KOTA KINABALU: Two holes possibly caused by bullets were found on the back of a decomposing Borneo pygmy elephant in a plantation in Sabah's Beluran district on Saturday (Oct 19).
However, no bullet fragments were found in the carcass or surrounding areas by Sabah Wildlife investigators probing the second elephant death within a month in the east coast of Sabah.
Deputy Chief Minister Datuk Christina Liew said that it was difficult to determine the cause of death as the carcass was in an advanced state of decomposition.
According to the post mortem report, she said though the animal was initially suspected of being shot, no bullets were found inside or surrounding the carcass.
"Two holes that were found on the dorsal aspect of the carcass were systematically examined but these could not be positively identified as bullet holes due to the rotting muscles and organs.

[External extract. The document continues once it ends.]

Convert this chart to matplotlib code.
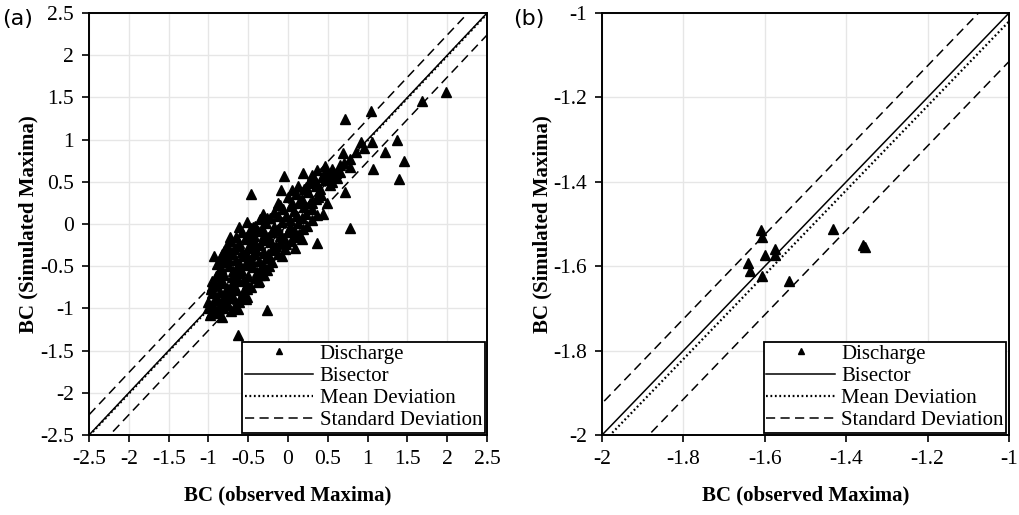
import numpy as np
import matplotlib
matplotlib.use('Agg')
import matplotlib.pyplot as plt

plt.rcParams['font.family'] = ['Liberation Serif', 'DejaVu Serif']

# ---- panel (a): observed vs simulated BC of discharge maxima ----
obs_a = [-0.05, 0.185, 0.36, 0.465, 0.43, -0.09, -0.465, 0.22, 0.32, -0.13, 0.04, -0.06,
         0.17, 0.28, 0.42, 0.38, 0.36, 0.44, -0.61, -0.435, -0.35, -0.73, -0.225, -0.14,
         0.11, 0.36, 0.09, -0.925, 0.17, -0.07, -0.27, -0.63, -0.98, -0.835, -0.63, -0.96,
         -0.53, -0.35, -0.38, -0.77, -0.185, 0.15, 0.715, 1.04, 1.99, 1.68, 1.37, 1.055,
         0.92, 0.95, 1.22, 1.46, 0.695, 0.78, 1.07, 1.39, 0.78, 0.57, 0.34, 0.715, 0.53,
         0.465, 0.78, 0.485, -0.52, 0.6, 0.65, 0.85, 0.55, 0.7, 0.62,
         -0.32, -0.18, -0.02, 0.08, 0.22, 0.3,
         -0.52, -0.42, -0.28, -0.18, -0.08, 0.02, 0.12, 0.24,
         -0.58, -0.48, -0.38, -0.3, -0.2, -0.1, 0.0, 0.14,
         -0.72, -0.62, -0.52, -0.42, -0.32, -0.22, -0.1, 0.04,
         -0.8, -0.68, -0.58, -0.5, -0.4, -0.3, -0.2, -0.04,
         -0.86, -0.76, -0.66, -0.56, -0.46, -0.36, -0.26,
         -0.84, -0.74, -0.64, -0.54, -0.44, -0.34, -0.24,
         -0.9, -0.8, -0.7, -0.6, -0.5, -0.42, -0.3,
         -0.92, -0.82, -0.72, -0.62, -0.52, -0.46,
         -0.96, -0.86, -0.76, -0.66, -0.56,
         -1.0, -0.9, -0.8, -0.7, -0.62,
         -1.0, -0.92, -0.82, -0.72,
         -0.1, 0.05, 0.2, 0.3, 0.0, 0.1, 0.25, 0.35, 0.12, 0.26, 0.4, 0.3, 0.46]
sim_a = [0.57, 0.61, 0.64, 0.69, 0.56, 0.40, 0.35, 0.44, 0.49, 0.245, 0.21, 0.175,
         0.30, 0.255, 0.345, 0.32, 0.11, 0.12, -0.03, -0.03, 0.055, -0.15, 0.07, -0.07,
         0.09, -0.225, -0.28, -0.38, -0.175, -0.38, -1.02, -1.32, -1.08, -1.10, -1.01, -0.735,
         -0.89, -0.605, -0.685, -0.29, -0.31, 0.285, 1.25, 1.335, 1.57, 1.46, 1.0, 0.975,
         0.975, 0.90, 0.855, 0.75, 0.845, 0.77, 0.65, 0.535, 0.675, 0.62, 0.52, 0.385, 0.46,
         0.52, -0.05, 0.245, -0.86, 0.6, 0.7, 0.85, 0.5, 0.72, 0.55,
         0.12, 0.14, 0.10, 0.16, 0.12, 0.05,
         0.02, -0.02, 0.01, -0.03, 0.02, -0.04, 0.01, -0.02,
         -0.1, -0.12, -0.08, -0.13, -0.09, -0.14, -0.1, -0.12,
         -0.2, -0.22, -0.18, -0.23, -0.19, -0.21, -0.22, -0.2,
         -0.32, -0.3, -0.33, -0.28, -0.31, -0.34, -0.29, -0.3,
         -0.42, -0.4, -0.43, -0.38, -0.41, -0.44, -0.4,
         -0.52, -0.5, -0.53, -0.48, -0.51, -0.54, -0.5,
         -0.62, -0.6, -0.63, -0.58, -0.61, -0.64, -0.6,
         -0.72, -0.7, -0.73, -0.68, -0.71, -0.75,
         -0.82, -0.8, -0.83, -0.78, -0.81,
         -0.92, -0.9, -0.93, -0.88, -0.92,
         -1.0, -1.02, -0.99, -1.03,
         0.22, 0.25, 0.2, 0.18, 0.32, 0.35, 0.38, 0.3, 0.45, 0.5, 0.42, 0.58, 0.6]

# overlapping points in the dense core of the cloud
obs_core = [-0.27, -0.13, 0.03, 0.17,
            -0.47, -0.33, -0.13, 0.07, 0.19,
            -0.65, -0.53, -0.43, -0.25, -0.05, 0.09,
            -0.77, -0.63, -0.45, -0.35, -0.15, -0.02,
            -0.83, -0.71, -0.53, -0.43, -0.25, -0.12,
            -0.89, -0.79, -0.61, -0.49, -0.31, -0.2,
            -0.87, -0.69, -0.59, -0.39, -0.27,
            -0.95, -0.85, -0.65, -0.55, -0.37,
            -0.97, -0.77, -0.67, -0.51,
            -0.91, -0.81, -0.71, -0.59,
            -0.95, -0.85, -0.75, -0.67,
            -0.97, -0.87,
            0.15, 0.3, 0.05, 0.2, 0.35, 0.5, 0.55, 0.65]
sim_core = [0.07, 0.09, 0.05, 0.07,
            -0.05, -0.05, -0.06, -0.07, -0.06,
            -0.15, -0.15, -0.14, -0.15, -0.16, -0.15,
            -0.25, -0.26, -0.26, -0.25, -0.26, -0.24,
            -0.36, -0.35, -0.34, -0.36, -0.35, -0.36,
            -0.47, -0.45, -0.46, -0.45, -0.47, -0.45,
            -0.56, -0.56, -0.55, -0.57, -0.55,
            -0.67, -0.66, -0.65, -0.66, -0.68,
            -0.77, -0.76, -0.75, -0.77,
            -0.86, -0.85, -0.84, -0.86,
            -0.96, -0.95, -0.96, -0.97,
            -1.05, -1.06,
            0.25, 0.25, 0.4, 0.42, 0.45, 0.55, 0.65, 0.62]

# ---- panel (b) ----
obs_b = [-1.609, -1.608, -1.576, -1.576, -1.599, -1.642, -1.636, -1.608, -1.541,
         -1.433, -1.358, -1.355]
sim_b = [-1.515, -1.531, -1.558, -1.573, -1.573, -1.592, -1.612, -1.624, -1.635,
         -1.511, -1.550, -1.555]

# mean deviation and standard deviation of the residuals
mean_dev = {'a': -0.01, 'b': -0.02}
std_dev = {'a': 0.25, 'b': 0.095}

ticks_a = [-2.5, -2, -1.5, -1, -0.5, 0, 0.5, 1, 1.5, 2, 2.5]
labels_a = ['-2.5', '-2', '-1.5', '-1', '-0.5', '0', '0.5', '1', '1.5', '2', '2.5']
ticks_b = [-2, -1.8, -1.6, -1.4, -1.2, -1]
labels_b = ['-2', '-1.8', '-1.6', '-1.4', '-1.2', '-1']

SERIF = ['Liberation Serif', 'DejaVu Serif']

fig = plt.figure(figsize=(10.2, 5.15), dpi=100)
ax1 = fig.add_axes([0.0873, 0.1553, 0.3902, 0.8194])
ax2 = fig.add_axes([0.5902, 0.1553, 0.3990, 0.8194])


def draw_panel(ax, obs, sim, key, ticks, labels, tag, tag_x, ypad):
    lo, hi = ticks[0], ticks[-1]
    xx = np.array([lo - 1, hi + 1])
    m, s = mean_dev[key], std_dev[key]
    ax.plot(obs, sim, linestyle='none', marker='^', color='black', markersize=7,
            label='Discharge', zorder=4)
    ax.plot(xx, xx, color='black', lw=1.1, label='Bisector', zorder=3)
    ax.plot(xx, xx + m, color='black', lw=1.6, linestyle=(0, (0.8, 1.2)),
            label='Mean Deviation', zorder=3)
    ax.plot(xx, xx + m + s, color='black', lw=1.1, linestyle=(0, (6, 3.5)),
            label='Standard Deviation', zorder=3)
    ax.plot(xx, xx + m - s, color='black', lw=1.1, linestyle=(0, (6, 3.5)), zorder=3)

    ax.set_xlim(lo, hi)
    ax.set_ylim(lo, hi)
    ax.set_xticks(ticks)
    ax.set_xticklabels(labels, fontfamily=SERIF, fontsize=15.5)
    ax.set_yticks(ticks)
    ax.set_yticklabels(labels, fontfamily=SERIF, fontsize=15.5)
    ax.tick_params(direction='out', length=5, width=1.2, pad=6)
    ax.grid(True, color='#e6e6e6', lw=1.0, zorder=0)
    ax.set_axisbelow(True)
    for sp in ax.spines.values():
        sp.set_linewidth(1.4)

    ax.set_xlabel('BC (observed Maxima)', fontsize=15, fontweight='bold', labelpad=12)
    ax.set_ylabel('BC (Simulated Maxima)', fontsize=15, fontweight='bold', labelpad=ypad)

    leg = ax.legend(loc='lower right', fontsize=15, frameon=True, fancybox=False,
                    edgecolor='black', framealpha=1, borderaxespad=0.12,
                    labelspacing=0.12, handlelength=3.3, handletextpad=0.3,
                    borderpad=0.12, markerscale=0.55)
    leg.get_frame().set_linewidth(1.3)

    fig.text(tag_x, 0.963, tag, fontsize=16, family='DejaVu Sans', va='center')


draw_panel(ax1, obs_a + obs_core, sim_a + sim_core, 'a', ticks_a, labels_a, '(a)', 0.002, 1)
draw_panel(ax2, obs_b, sim_b, 'b', ticks_b, labels_b, '(b)', 0.503, 0)

fig.savefig('out.png', dpi=100)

"This, however, does not rule out the idea that this elephant was poached as the tusks were obviously removed," she said in a statement Monday (Oct 21).
She said the elephant was 2.6m in height and was estimated to be in its 20s and could have died about five days before the discovery at Ladang Bimbingan in Beluran.
Liew, who is state Tourism, Culture and Environment Minister, said that she ordered Sabah Wildlife Department director Augustine Tuuga to work with police and carry out full investigations to solve the latest death.
"All leads will be investigated. We have to make sure that no stone is left unturned in our effort to pin down the perpetrators.
"I earnestly hope the Sabah Wildlife Department and police would be able to track down the poachers so that they will be charged and punished to the fullest extent of the law.
"I am deeply saddened by this whole episode, especially since this brutal killing happened again, less than one month after an elephant in Tawau was shot mercilessly (over 70 times) before it died," she added.
Liew reiterated her advice to the plantations to work closely with the relevant authorities in exercising tighter security control over entry-points "to prevent potential poachers from entering their plantations and killing the wildlife there".